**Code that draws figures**
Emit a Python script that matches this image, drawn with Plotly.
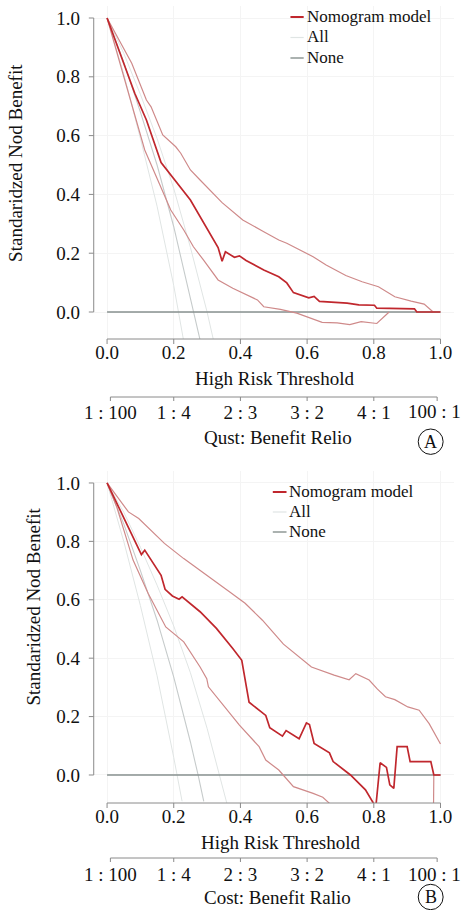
import plotly.graph_objects as go

W, H = 465, 910

# ---------------- data: panel A ----------------
A_model_x = [0, 0.083, 0.118, 0.162, 0.25, 0.333, 0.345, 0.355, 0.382, 0.397, 0.417, 0.47, 0.515,
             0.539, 0.559, 0.605, 0.621, 0.637, 0.72, 0.755, 0.802, 0.809, 0.922, 0.929, 1.0]
A_model_y = [1.0, 0.744, 0.653, 0.508, 0.381, 0.219, 0.173, 0.205, 0.186, 0.191, 0.175, 0.143, 0.12,
             0.099, 0.066, 0.048, 0.053, 0.036, 0.030, 0.024, 0.023, 0.013, 0.011, 0.0, 0.0]
A_upper_x = [0, 0.074, 0.118, 0.132, 0.167, 0.206, 0.221, 0.25, 0.279, 0.345, 0.407, 0.441, 0.47,
             0.515, 0.539, 0.618, 0.657, 0.716, 0.765, 0.814, 0.863, 0.912, 0.951, 0.978]
A_upper_y = [1.0, 0.846, 0.721, 0.698, 0.602, 0.562, 0.54, 0.483, 0.449, 0.372, 0.313, 0.29, 0.273,
             0.245, 0.234, 0.188, 0.16, 0.124, 0.103, 0.086, 0.052, 0.037, 0.027, 0.0]
A_lower_x = [0, 0.035, 0.071, 0.113, 0.152, 0.191, 0.23, 0.259, 0.289, 0.333, 0.377, 0.417, 0.451,
             0.47, 0.52, 0.569, 0.608, 0.645, 0.69, 0.728, 0.762, 0.809, 0.846]
A_lower_y = [1.0, 0.86, 0.721, 0.551, 0.449, 0.347, 0.279, 0.222, 0.177, 0.109, 0.081, 0.058, 0.041,
             0.018, 0.009, -0.004, -0.019, -0.035, -0.037, -0.043, -0.033, -0.039, 0.0]
A_all_x = [0, 0.05, 0.10, 0.15, 0.20, 0.26, 0.28]
A_all_y = [1.0, 0.85, 0.68, 0.50, 0.29, 0.0, -0.10]
A_all_lo_x = [0, 0.05, 0.10, 0.15, 0.20, 0.215, 0.23]
A_all_lo_y = [1.0, 0.81, 0.59, 0.36, 0.09, 0.0, -0.10]
A_all_hi_x = [0, 0.05, 0.10, 0.15, 0.20, 0.25, 0.30, 0.32]
A_all_hi_y = [1.0, 0.88, 0.74, 0.59, 0.42, 0.22, 0.0, -0.10]

# ---------------- data: panel B ----------------
B_model_x = [0, 0.103, 0.113, 0.162, 0.174, 0.196, 0.216, 0.225, 0.279, 0.328, 0.377, 0.404, 0.426,
             0.476, 0.488, 0.526, 0.537, 0.576, 0.598, 0.607, 0.621, 0.667, 0.678, 0.73, 0.775,
             0.806, 0.819, 0.838, 0.848, 0.86, 0.87, 0.9, 0.909, 0.971, 0.98, 1.0]
B_model_y = [1.0, 0.755, 0.77, 0.684, 0.636, 0.613, 0.602, 0.61, 0.559, 0.502, 0.433, 0.393, 0.249,
             0.204, 0.162, 0.133, 0.152, 0.124, 0.178, 0.173, 0.108, 0.076, 0.046, 0.0, -0.051,
             -0.11, 0.042, 0.026, -0.034, -0.046, 0.097, 0.097, 0.046, 0.046, 0.0, 0.0]
B_upper_x = [0, 0.064, 0.095, 0.172, 0.23, 0.297, 0.368, 0.414, 0.466, 0.529, 0.613, 0.681, 0.726,
             0.746, 0.786, 0.811, 0.835, 0.863, 0.902, 0.936, 0.966, 1.0]
B_upper_y = [1.0, 0.901, 0.878, 0.793, 0.741, 0.687, 0.627, 0.588, 0.53, 0.448, 0.37, 0.342, 0.326,
             0.347, 0.325, 0.294, 0.268, 0.258, 0.233, 0.222, 0.176, 0.106]
B_lower_x = [0, 0.029, 0.078, 0.123, 0.176, 0.23, 0.279, 0.299, 0.304, 0.348, 0.397, 0.456, 0.476,
             0.515, 0.559, 0.618, 0.647, 0.667, 0.72, 0.8, 0.9, 0.975, 0.98, 1.0]
B_lower_y = [1.0, 0.918, 0.736, 0.622, 0.507, 0.456, 0.37, 0.33, 0.302, 0.239, 0.171, 0.097, 0.051,
             0.017, -0.04, -0.063, -0.076, -0.097, -0.2, -0.35, -0.5, -0.6, 0.0, 0.0]
B_all_x = [0, 0.05, 0.10, 0.15, 0.20, 0.25, 0.273, 0.29]
B_all_y = [1.0, 0.86, 0.70, 0.53, 0.335, 0.113, 0.0, -0.09]
B_all_lo_x = [0, 0.05, 0.10, 0.15, 0.20, 0.21, 0.225]
B_all_lo_y = [1.0, 0.80, 0.58, 0.34, 0.06, 0.0, -0.09]
B_all_hi_x = [0, 0.05, 0.10, 0.15, 0.20, 0.25, 0.30, 0.338, 0.36]
B_all_hi_y = [1.0, 0.90, 0.78, 0.65, 0.51, 0.35, 0.16, 0.0, -0.10]

thr_x = [0, 1]
none_y = [0, 0]

x_ticks = [0, 0.2, 0.4, 0.6, 0.8, 1.0]
x_ticktext = ["0.0", "0.2", "0.4", "0.6", "0.8", "1.0"]
y_ticks = [0, 0.2, 0.4, 0.6, 0.8, 1.0]
y_ticktext = ["0.0", "0.2", "0.4", "0.6", "0.8", "1.0"]
cb_ticks = [0.01, 0.2, 0.4, 0.6, 0.8, 0.99]
cb_ticktext = ["1 : 100", "1 : 4", "2 : 3", "3 : 2", "4 : 1", ""]
cb_last_label = "100 : 1"

legend_names = ["Nomogram model", "All", "None"]

# ---------------- style ----------------
FONT = "Liberation Serif"
C_MODEL = "#c0272d"
C_CI = "#cf8a8a"
C_ALL = "#c6cbcb"
C_ALL_CI = "#e0e5e4"
C_NONE = "#87918f"
C_AXIS = "#8a8a8a"
X_LEFT = 86.4


def px_x(p):
    return p / W


def px_y(p):
    return 1 - p / H


fig = go.Figure()


def add_panel(xa, ya, model, upper, lower, allc, alllo, allhi):
    for (xx, yy), col, wd in [(alllo, C_ALL_CI, 1), (allhi, C_ALL_CI, 1), (allc, C_ALL, 1.1)]:
        fig.add_trace(go.Scatter(x=xx, y=yy, mode="lines", line=dict(color=col, width=wd),
                                 xaxis=xa, yaxis=ya, showlegend=False, hoverinfo="skip"))
    fig.add_trace(go.Scatter(x=thr_x, y=none_y, mode="lines", line=dict(color=C_NONE, width=1.4),
                             xaxis=xa, yaxis=ya, showlegend=False, hoverinfo="skip"))
    for (xx, yy) in [upper, lower]:
        fig.add_trace(go.Scatter(x=xx, y=yy, mode="lines", line=dict(color=C_CI, width=1.2),
                                 xaxis=xa, yaxis=ya, showlegend=False, hoverinfo="skip"))
    fig.add_trace(go.Scatter(x=model[0], y=model[1], mode="lines", line=dict(color=C_MODEL, width=1.7),
                             xaxis=xa, yaxis=ya, showlegend=False, hoverinfo="skip"))


add_panel("x", "y", (A_model_x, A_model_y), (A_upper_x, A_upper_y), (A_lower_x, A_lower_y),
          (A_all_x, A_all_y), (A_all_lo_x, A_all_lo_y), (A_all_hi_x, A_all_hi_y))
add_panel("x2", "y2", (B_model_x, B_model_y), (B_upper_x, B_upper_y), (B_lower_x, B_lower_y),
          (B_all_x, B_all_y), (B_all_lo_x, B_all_lo_y), (B_all_hi_x, B_all_hi_y))

# invisible traces to activate cost:benefit axes
fig.add_trace(go.Scatter(x=[0.5], y=[0.5], mode="markers", marker=dict(opacity=0), xaxis="x3", yaxis="y",
                         showlegend=False, hoverinfo="skip"))
fig.add_trace(go.Scatter(x=[0.5], y=[0.5], mode="markers", marker=dict(opacity=0), xaxis="x4", yaxis="y2",
                         showlegend=False, hoverinfo="skip"))

xdom = [px_x(X_LEFT), px_x(453.6)]
xrange = [-0.04, 1.04]

common_x = dict(domain=xdom, range=xrange, tickvals=x_ticks, ticktext=x_ticktext, ticks="",
                showline=False, zeroline=False,
                showgrid=True, gridcolor="#f4f4f4", gridwidth=1,
                tickfont=dict(family=FONT, size=19, color="#111"))
# transparent long ticks push labels left; visible short ticks are drawn as shapes
common_y = dict(tickvals=y_ticks, ticktext=y_ticktext, ticks="outside", ticklen=9,
                tickcolor="rgba(0,0,0,0)", tickwidth=1, showline=False, zeroline=False,
                showgrid=True, gridcolor="#f4f4f4",
                gridwidth=1, tickfont=dict(family=FONT, size=19, color="#111"))
common_cb = dict(range=xrange, tickvals=cb_ticks, ticktext=cb_ticktext, ticks="",
                 showline=False, zeroline=False, showgrid=False,
                 anchor="free", side="bottom",
                 tickfont=dict(family=FONT, size=19, color="#111"))

fig.update_layout(
    width=W, height=H, margin=dict(l=0, r=0, t=0, b=0),
    paper_bgcolor="white", plot_bgcolor="white", showlegend=False,
    xaxis=dict(anchor="y", **common_x),
    yaxis=dict(anchor="x", domain=[px_y(339), px_y(5.65)], range=[-0.0918, 1.042], **common_y),
    xaxis2=dict(anchor="y2", **common_x),
    yaxis2=dict(anchor="x2", domain=[px_y(803), px_y(470.7)], range=[-0.0959, 1.042], **common_y),
    xaxis3=dict(overlaying="x", position=px_y(399), **common_cb),
    xaxis4=dict(overlaying="x2", position=px_y(861), **common_cb),
)

shapes = []
annotations = []

# axis lines and ticks (R style)
for xa, ya, pyb in [("x", "y", 339), ("x2", "y2", 803)]:
    shapes.append(dict(type="line", xref=f"{xa} domain", yref=ya, x0=0, x1=0, y0=0, y1=1,
                       line=dict(color=C_AXIS, width=1)))
    shapes.append(dict(type="line", xref=xa, yref=f"{ya} domain", x0=0, x1=1, y0=0, y1=0,
                       line=dict(color=C_AXIS, width=1)))
    for t in x_ticks:
        shapes.append(dict(type="line", xref=xa, yref="paper", x0=t, x1=t, y0=px_y(pyb), y1=px_y(pyb + 5),
                           line=dict(color=C_AXIS, width=1)))
    for t in y_ticks:
        shapes.append(dict(type="line", xref="paper", yref=ya, x0=px_x(X_LEFT - 5), x1=px_x(X_LEFT),
                           y0=t, y1=t, line=dict(color=C_AXIS, width=1)))
for xa, pyl in [("x", 397), ("x2", 858)]:
    shapes.append(dict(type="line", xref=xa, yref="paper", x0=cb_ticks[0], x1=cb_ticks[-1],
                       y0=px_y(pyl), y1=px_y(pyl), line=dict(color=C_AXIS, width=1)))
    for t in cb_ticks:
        shapes.append(dict(type="line", xref=xa, yref="paper", x0=t, x1=t, y0=px_y(pyl), y1=px_y(pyl + 4),
                           line=dict(color=C_AXIS, width=1)))


def text(s, x, y, size=19, angle=0, xanchor="center"):
    annotations.append(dict(text=s, x=px_x(x), y=px_y(y), xref="paper", yref="paper", showarrow=False,
                            xanchor=xanchor, yanchor="middle", textangle=angle,
                            font=dict(family=FONT, size=size, color="#111")))


# last cost:benefit label (kept inside the page)
text(cb_last_label, 463, 412, xanchor="right")
text(cb_last_label, 463, 874, xanchor="right")

# titles
text("High Risk Threshold", 271, 378)
text("Qust: Benefit Relio", 274, 437)
text("Standaridzed Nod Benefit", 6, 163, angle=-90)
text("High Risk Threshold", 277, 842)
text("Cost: Benefit Ralio", 274, 897)
text("Standaridzed Nod Benefit", 24, 607, angle=-90)

# manual legends
leg_styles = [(C_MODEL, 2), (C_ALL_CI, 1.2), (C_NONE, 1.4)]
for (lx0, lx1, tx, rows) in [(287, 300.5, 302, [17, 37.5, 58]), (269, 283, 283, [492, 512, 532])]:
    for name, (col, wd), ry in zip(legend_names, leg_styles, rows):
        shapes.append(dict(type="line", xref="paper", yref="paper", x0=px_x(lx0), x1=px_x(lx1),
                           y0=px_y(ry), y1=px_y(ry), line=dict(color=col, width=wd)))
        text(name, tx, ry - 1, size=17, xanchor="left")

# panel labels
for lab, cx, cy in [("A", 430, 441.7), ("B", 430, 897)]:
    r = 12.7
    shapes.append(dict(type="circle", xref="paper", yref="paper", x0=px_x(cx - r), x1=px_x(cx + r),
                       y0=px_y(cy + r), y1=px_y(cy - r), line=dict(color="#111", width=1)))
    text(lab, cx, cy, size=18)

fig.update_layout(shapes=shapes, annotations=annotations)
fig.write_html("out.html")
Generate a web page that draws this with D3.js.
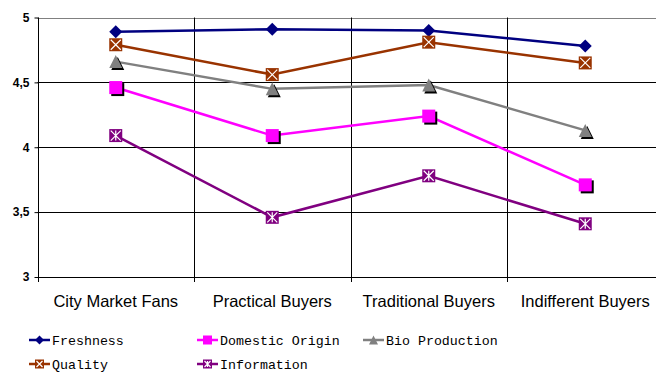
<!DOCTYPE html>
<html>
<head>
<meta charset="utf-8">
<script src="https://cdn.jsdelivr.net/npm/d3@7"></script>
<style>
  body { margin: 0; background: #fff; }
  svg { display: block; }
</style>
</head>
<body>
<div id="chart"></div>
<script>
const categories = ['City Market Fans', 'Practical Buyers', 'Traditional Buyers', 'Indifferent Buyers'];
const yTicks = [3, 3.5, 4, 4.5, 5];

const freshness = [4.89, 4.91, 4.90, 4.78];
const quality = [4.79, 4.56, 4.81, 4.65];
const bioProduction = [4.66, 4.45, 4.48, 4.13];
const domesticOrigin = [4.46, 4.09, 4.24, 3.71];
const information = [4.09, 3.46, 3.78, 3.41];

const series = [
  { name: 'Freshness', values: freshness, color: '#000080', marker: 'diamond' },
  { name: 'Quality', values: quality, color: '#993300', marker: 'xsquare' },
  { name: 'Bio Production', values: bioProduction, color: '#808080', marker: 'triangle' },
  { name: 'Domestic Origin', values: domesticOrigin, color: '#ff00ff', marker: 'square' },
  { name: 'Information', values: information, color: '#800080', marker: 'starsquare' }
];

const width = 656, height = 374;
const plot = { left: 37.5, top: 17.5, right: 663.5, bottom: 277 };

const svg = d3.select('#chart')
  .append('svg')
  .attr('width', width)
  .attr('height', height);

const x = d3.scaleBand()
  .domain(categories)
  .range([plot.left, plot.right]);

const y = d3.scaleLinear()
  .domain([3, 5])
  .range([plot.bottom, plot.top]);

// horizontal gridlines
svg.append('g')
  .selectAll('line')
  .data(yTicks)
  .join('line')
  .attr('x1', plot.left)
  .attr('x2', plot.right)
  .attr('y1', d => Math.round(y(d)) + 0.5)
  .attr('y2', d => Math.round(y(d)) + 0.5)
  .attr('stroke', d => d === 5 ? '#808080' : '#000')
  .attr('stroke-width', 1);

// vertical category separators
svg.append('g')
  .selectAll('line')
  .data(categories.slice(1))
  .join('line')
  .attr('x1', d => Math.round(x(d)) + 0.5)
  .attr('x2', d => Math.round(x(d)) + 0.5)
  .attr('y1', plot.top)
  .attr('y2', plot.bottom + 5)
  .attr('stroke', '#000')
  .attr('stroke-width', 1);

// y axis
const yAxis = svg.append('g')
  .attr('transform', `translate(${Math.round(plot.left) + 0.5},0)`)
  .call(d3.axisLeft(y)
    .tickValues(yTicks)
    .tickSize(4)
    .tickFormat(d => String(d).replace('.', ',')));
yAxis.select('.domain').attr('stroke', '#000').attr('d', `M0,${plot.top}V${plot.bottom + 5}`);
yAxis.selectAll('.tick line').attr('stroke', '#000');
yAxis.selectAll('.tick text')
  .attr('x', -9)
  .attr('font-family', 'Liberation Sans, Arial, sans-serif')
  .attr('font-size', 12)
  .attr('font-weight', 'bold')
  .attr('fill', '#000');

// x axis labels
svg.append('g')
  .selectAll('text')
  .data(categories)
  .join('text')
  .attr('x', d => x(d) + x.bandwidth() / 2)
  .attr('y', 307)
  .attr('text-anchor', 'middle')
  .attr('font-family', 'Liberation Sans, Arial, sans-serif')
  .attr('font-size', 16.5)
  .attr('fill', '#000')
  .text(d => d);

function drawMarker(g, type, color, size) {
  const h = size / 2;
  if (type === 'diamond') {
    g.append('path')
      .attr('d', `M0,${-h}L${h},0L0,${h}L${-h},0Z`)
      .attr('fill', color);
  } else if (type === 'triangle') {
    g.append('path')
      .attr('d', `M2,${-h + 2}L${h + 2},${h + 2}L${-h + 2},${h + 2}Z`)
      .attr('fill', '#000');
    g.append('path')
      .attr('d', `M0,${-h}L${h},${h}L${-h},${h}Z`)
      .attr('fill', color);
  } else if (type === 'square') {
    g.append('rect')
      .attr('x', -h + 2).attr('y', -h + 2)
      .attr('width', size).attr('height', size)
      .attr('fill', '#000');
    g.append('rect')
      .attr('x', -h).attr('y', -h)
      .attr('width', size).attr('height', size)
      .attr('fill', color);
  } else {
    g.append('rect')
      .attr('x', -h).attr('y', -h)
      .attr('width', size).attr('height', size)
      .attr('fill', color);
    const k = h - 1.5;
    g.append('path')
      .attr('d', `M${-k},${-k}L${k},${k}M${k},${-k}L${-k},${k}` + (type === 'starsquare' ? `M0,${-k}V${k}` : ''))
      .attr('stroke', '#fff')
      .attr('stroke-width', 1.2);
  }
}

const line = d3.line()
  .x((d, i) => x(categories[i]) + x.bandwidth() / 2)
  .y(d => y(d));

const seriesG = svg.append('g');
series.forEach(s => {
  seriesG.append('path')
    .datum(s.values)
    .attr('d', line)
    .attr('fill', 'none')
    .attr('stroke', s.color)
    .attr('stroke-width', 2.5);
});
series.forEach(s => {
  s.values.forEach((v, i) => {
    const g = seriesG.append('g')
      .attr('transform', `translate(${x(categories[i]) + x.bandwidth() / 2},${y(v)})`);
    drawMarker(g, s.marker, s.color, s.marker === 'diamond' ? 13 : 13);
  });
});

// legend
const legendItems = [
  { s: series[0], lx: 29, ly: 340 },
  { s: series[3], lx: 197, ly: 340 },
  { s: series[2], lx: 363, ly: 340 },
  { s: series[1], lx: 29, ly: 364 },
  { s: series[4], lx: 197, ly: 364 }
];
const legend = svg.append('g');
legendItems.forEach(it => {
  const g = legend.append('g').attr('transform', `translate(${it.lx},${it.ly})`);
  g.append('line')
    .attr('x1', 0).attr('x2', 21)
    .attr('y1', 0).attr('y2', 0)
    .attr('stroke', it.s.color)
    .attr('stroke-width', 2.5);
  const m = g.append('g').attr('transform', 'translate(10.5,0)');
  if (it.s.marker === 'triangle' || it.s.marker === 'square') {
    const h = 4.5;
    if (it.s.marker === 'triangle') {
      m.append('path').attr('d', `M0,${-h}L${h},${h}L${-h},${h}Z`).attr('fill', it.s.color);
    } else {
      m.append('rect').attr('x', -h).attr('y', -h).attr('width', 2 * h).attr('height', 2 * h).attr('fill', it.s.color);
    }
  } else {
    drawMarker(m, it.s.marker, it.s.color, 9);
  }
  g.append('text')
    .attr('x', 23)
    .attr('y', 5)
    .attr('font-family', 'Liberation Mono, Courier New, monospace')
    .attr('font-size', 13.3)
    .attr('fill', '#000')
    .text(it.s.name);
});
</script>
</body>
</html>
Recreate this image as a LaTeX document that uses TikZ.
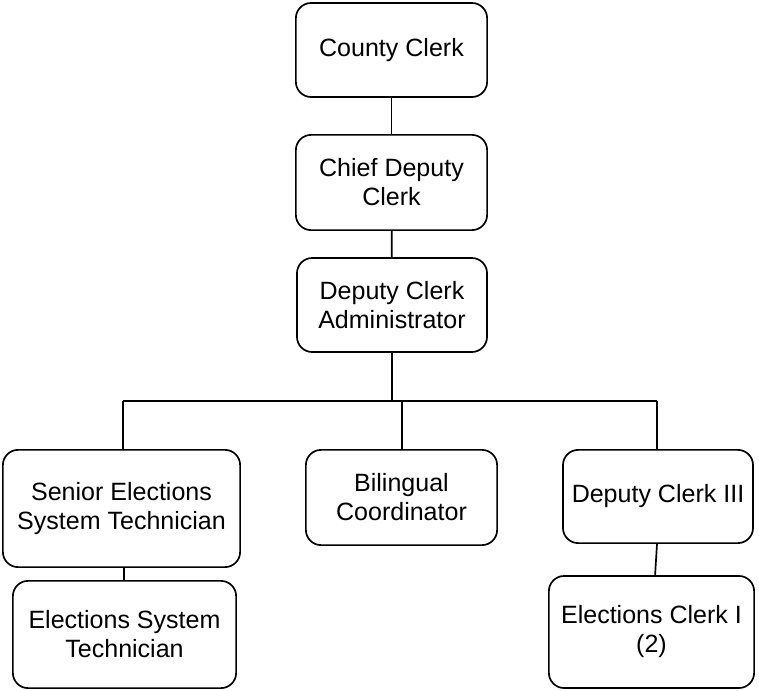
\documentclass[tikz,border=0pt]{standalone}
\usepackage{fontspec}
\setmainfont{Liberation Sans}

\tikzset{
  post/.style={draw, rounded corners=0.38cm, align=center, inner sep=0pt,
    font=\fontsize{17.8}{20.6}\selectfont},
}

\begin{document}
\begin{tikzpicture}[x=0.025cm, y=-0.025cm, line width=1.2pt]

\useasboundingbox (0,0) rectangle (759,691);

% Define nodes
\path (391.5,50)
node[post, minimum width=4.78cm, minimum height=2.35cm] (cc) {County Clerk}
(391.5,182.5)
node[post, minimum width=4.78cm, minimum height=2.38cm] (cdc) {Chief Deputy\\Clerk}
(392,305)
node[post, minimum width=4.75cm, minimum height=2.35cm] (dca) {Deputy Clerk\\Administrator}
(121.5,508.5)
node[post, minimum width=5.93cm, minimum height=2.93cm] (sest) {Senior Elections\\System Technician}
(401.5,497.5)
node[post, minimum width=4.78cm, minimum height=2.38cm] (bc) {Bilingual\\Coordinator}
(658,496.5)
node[post, minimum width=4.75cm, minimum height=2.33cm] (dc3) {Deputy Clerk III}
(124.5,634.5)
node[post, minimum width=5.58cm, minimum height=2.68cm] (est) {Elections System\\Technician}
(651.5,632)
node[post, minimum width=5.13cm, minimum height=2.8cm] (ec1) {Elections Clerk I\\(2)}
(392,401) coordinate (bus)
(123,401) coordinate (busL)
(402,401) coordinate (busM)
(657,401) coordinate (busR)
;

% Edges
\draw (cc) -- (cdc);
\draw (cdc) -- (dca);
\draw (dca) -- (bus);
\draw (busL) -- (busR);
\draw (busL) -- (busL |- sest.north);
\draw (busM) -- (busM |- bc.north);
\draw (busR) -- (busR |- dc3.north);
\draw ([xshift=0.06cm]sest.south) -- ([xshift=0.06cm]sest.south |- est.north);
\draw ([xshift=-0.025cm]dc3.south) -- ([xshift=0.09cm]ec1.north);

\end{tikzpicture}
\end{document}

**YOUR INSTRUCTIONS**
Each line that holds the word "with" is to be copied.

**TASK ANSWER**
Emit a Python script that matches this image, drawn with Plotly.
Generate a web page that draws this with D3.js.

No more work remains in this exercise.